Direction. Set down each line of the data below exactly as it stands, dropping the pictures.

Data excerpt.
☆ ☆ ☆ ☆ ☆ ☆ ☆

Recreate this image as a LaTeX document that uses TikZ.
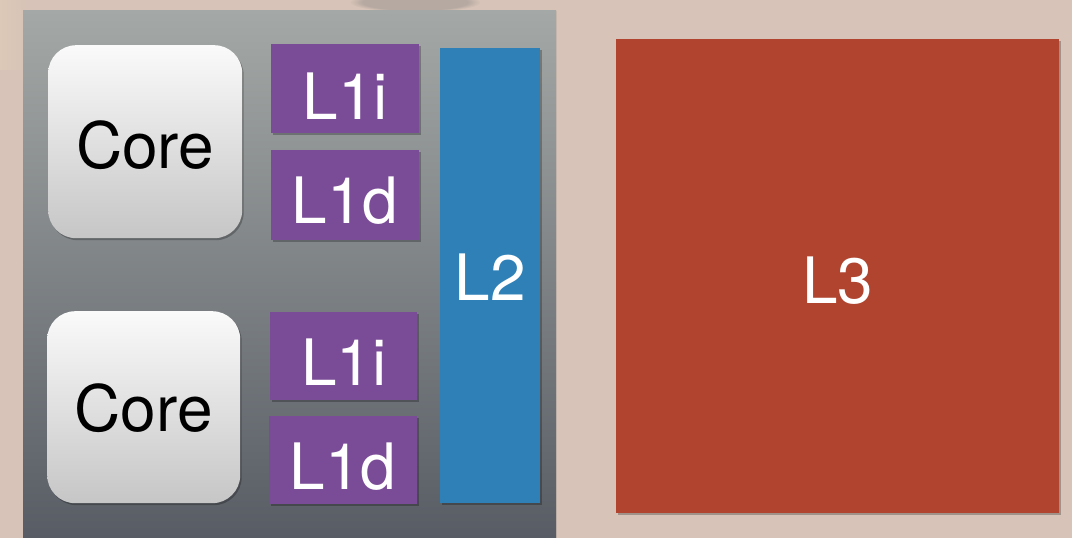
\documentclass[tikz,border=0pt]{standalone}
\usepackage{fontspec}
\setmainfont{TeX Gyre Heros}
\usetikzlibrary{shadows,calc,fadings}
\definecolor{bgbeige}{HTML}{D7C3B7}
\definecolor{bglight}{HTML}{E0CCB8}
\definecolor{chiptop}{HTML}{A4A8A6}
\definecolor{chipbot}{HTML}{585D65}
\definecolor{coretop}{HTML}{FAFAFA}
\definecolor{corebot}{HTML}{C6C6C6}
\definecolor{lonecol}{HTML}{7A4B96}
\definecolor{ltwocol}{HTML}{2E80B6}
\definecolor{lthreecol}{HTML}{B0442F}
\tikzset{
  box/.style={draw=none, inner sep=0pt, anchor=north west},
  shade/.style={drop shadow={shadow xshift=1.5pt, shadow yshift=-2pt, opacity=0.25, fill=black}},
  corebox/.style={box, rounded corners=28pt, top color=coretop, bottom color=corebot, shade},
  lonebox/.style={box, fill=lonecol, shade},
  ltwobox/.style={box, fill=ltwocol, shade},
  lthreebox/.style={box, fill=lthreecol, shade},
  darktext/.style={text=black, font=\fontsize{64}{64}\selectfont, inner sep=0pt},
  lighttext/.style={text=white, font=\fontsize{64}{64}\selectfont, inner sep=0pt},
}
\begin{document}
\begin{tikzpicture}[x=1pt,y=-1pt]
\useasboundingbox (0,0) rectangle (1072,538);
% background
\fill[bgbeige] (0,0) rectangle (1072,538);
\fill[bglight, path fading=east, opacity=0.7] (0,0) rectangle (30,70);
\fill[gray!55!bgbeige, path fading=circle with fuzzy edge 20 percent, opacity=0.7] (350,-8) rectangle (480,12);
% chip
\node[box, minimum width=533pt, minimum height=528pt, top color=chiptop, bottom color=chipbot,
      drop shadow={shadow xshift=1pt, shadow yshift=-1pt, opacity=0.15}] (chip) at (23,10) {};
% cores
\node[corebox, minimum width=194pt, minimum height=193pt] (core1) at (48,45) {};
\node[corebox, minimum width=193pt, minimum height=192pt] (core2) at (47,311) {};
\node[darktext] (core1t) at ($(core1.center)+(0,3)$) {Core};
\node[darktext] (core2t) at ($(core2.center)+(0,1)$) {Core};
% L1 caches
\node[lonebox, minimum width=148pt, minimum height=89pt] (l1i1) at (271,44) {};
\node[lonebox, minimum width=148pt, minimum height=90pt] (l1d1) at (271,150) {};
\node[lonebox, minimum width=147pt, minimum height=88pt] (l1i2) at (270,312) {};
\node[lonebox, minimum width=148pt, minimum height=88pt] (l1d2) at (269,416) {};
\node[lighttext] (l1i1t) at ($(l1i1.center)+(0,7)$) {L1i};
\node[lighttext] (l1d1t) at ($(l1d1.center)+(0,5)$) {L1d};
\node[lighttext] (l1i2t) at ($(l1i2.center)+(0,6)$) {L1i};
\node[lighttext] (l1d2t) at ($(l1d2.center)+(0,6)$) {L1d};
% L2
\node[ltwobox, minimum width=100pt, minimum height=455pt] (l2) at (440,48) {};
\node[lighttext] (l2t) at ($(l2.center)+(0,1)$) {L2};
% L3
\node[lthreebox, minimum width=443pt, minimum height=474pt] (l3) at (616,39) {};
\node[lighttext] (l3t) at ($(l3.center)+(0,4)$) {L3};
\end{tikzpicture}
\end{document}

☆ ☆ ☆ ☆ ☆ ☆ ☆

Solution for this problem.
Recreate this image as a LaTeX document that uses TikZ.
\documentclass[tikz,border=0pt]{standalone}
\usepackage{fontspec}
\setmainfont{TeX Gyre Heros}
\usetikzlibrary{shadows,calc,fadings}
\definecolor{bgbeige}{HTML}{D7C3B7}
\definecolor{bglight}{HTML}{E0CCB8}
\definecolor{chiptop}{HTML}{A4A8A6}
\definecolor{chipbot}{HTML}{585D65}
\definecolor{coretop}{HTML}{FAFAFA}
\definecolor{corebot}{HTML}{C6C6C6}
\definecolor{lonecol}{HTML}{7A4B96}
\definecolor{ltwocol}{HTML}{2E80B6}
\definecolor{lthreecol}{HTML}{B0442F}
\tikzset{
  box/.style={draw=none, inner sep=0pt, anchor=north west},
  shade/.style={drop shadow={shadow xshift=1.5pt, shadow yshift=-2pt, opacity=0.25, fill=black}},
  corebox/.style={box, rounded corners=28pt, top color=coretop, bottom color=corebot, shade},
  lonebox/.style={box, fill=lonecol, shade},
  ltwobox/.style={box, fill=ltwocol, shade},
  lthreebox/.style={box, fill=lthreecol, shade},
  darktext/.style={text=black, font=\fontsize{64}{64}\selectfont, inner sep=0pt},
  lighttext/.style={text=white, font=\fontsize{64}{64}\selectfont, inner sep=0pt},
}
\begin{document}
\begin{tikzpicture}[x=1pt,y=-1pt]
\useasboundingbox (0,0) rectangle (1072,538);
% background
\fill[bgbeige] (0,0) rectangle (1072,538);
\fill[bglight, path fading=east, opacity=0.7] (0,0) rectangle (30,70);
\fill[gray!55!bgbeige, path fading=circle with fuzzy edge 20 percent, opacity=0.7] (350,-8) rectangle (480,12);
% chip
\node[box, minimum width=533pt, minimum height=528pt, top color=chiptop, bottom color=chipbot,
      drop shadow={shadow xshift=1pt, shadow yshift=-1pt, opacity=0.15}] (chip) at (23,10) {};
% cores
\node[corebox, minimum width=194pt, minimum height=193pt] (core1) at (48,45) {};
\node[corebox, minimum width=193pt, minimum height=192pt] (core2) at (47,311) {};
\node[darktext] (core1t) at ($(core1.center)+(0,3)$) {Core};
\node[darktext] (core2t) at ($(core2.center)+(0,1)$) {Core};
% L1 caches
\node[lonebox, minimum width=148pt, minimum height=89pt] (l1i1) at (271,44) {};
\node[lonebox, minimum width=148pt, minimum height=90pt] (l1d1) at (271,150) {};
\node[lonebox, minimum width=147pt, minimum height=88pt] (l1i2) at (270,312) {};
\node[lonebox, minimum width=148pt, minimum height=88pt] (l1d2) at (269,416) {};
\node[lighttext] (l1i1t) at ($(l1i1.center)+(0,7)$) {L1i};
\node[lighttext] (l1d1t) at ($(l1d1.center)+(0,5)$) {L1d};
\node[lighttext] (l1i2t) at ($(l1i2.center)+(0,6)$) {L1i};
\node[lighttext] (l1d2t) at ($(l1d2.center)+(0,6)$) {L1d};
% L2
\node[ltwobox, minimum width=100pt, minimum height=455pt] (l2) at (440,48) {};
\node[lighttext] (l2t) at ($(l2.center)+(0,1)$) {L2};
% L3
\node[lthreebox, minimum width=443pt, minimum height=474pt] (l3) at (616,39) {};
\node[lighttext] (l3t) at ($(l3.center)+(0,4)$) {L3};
\end{tikzpicture}
\end{document}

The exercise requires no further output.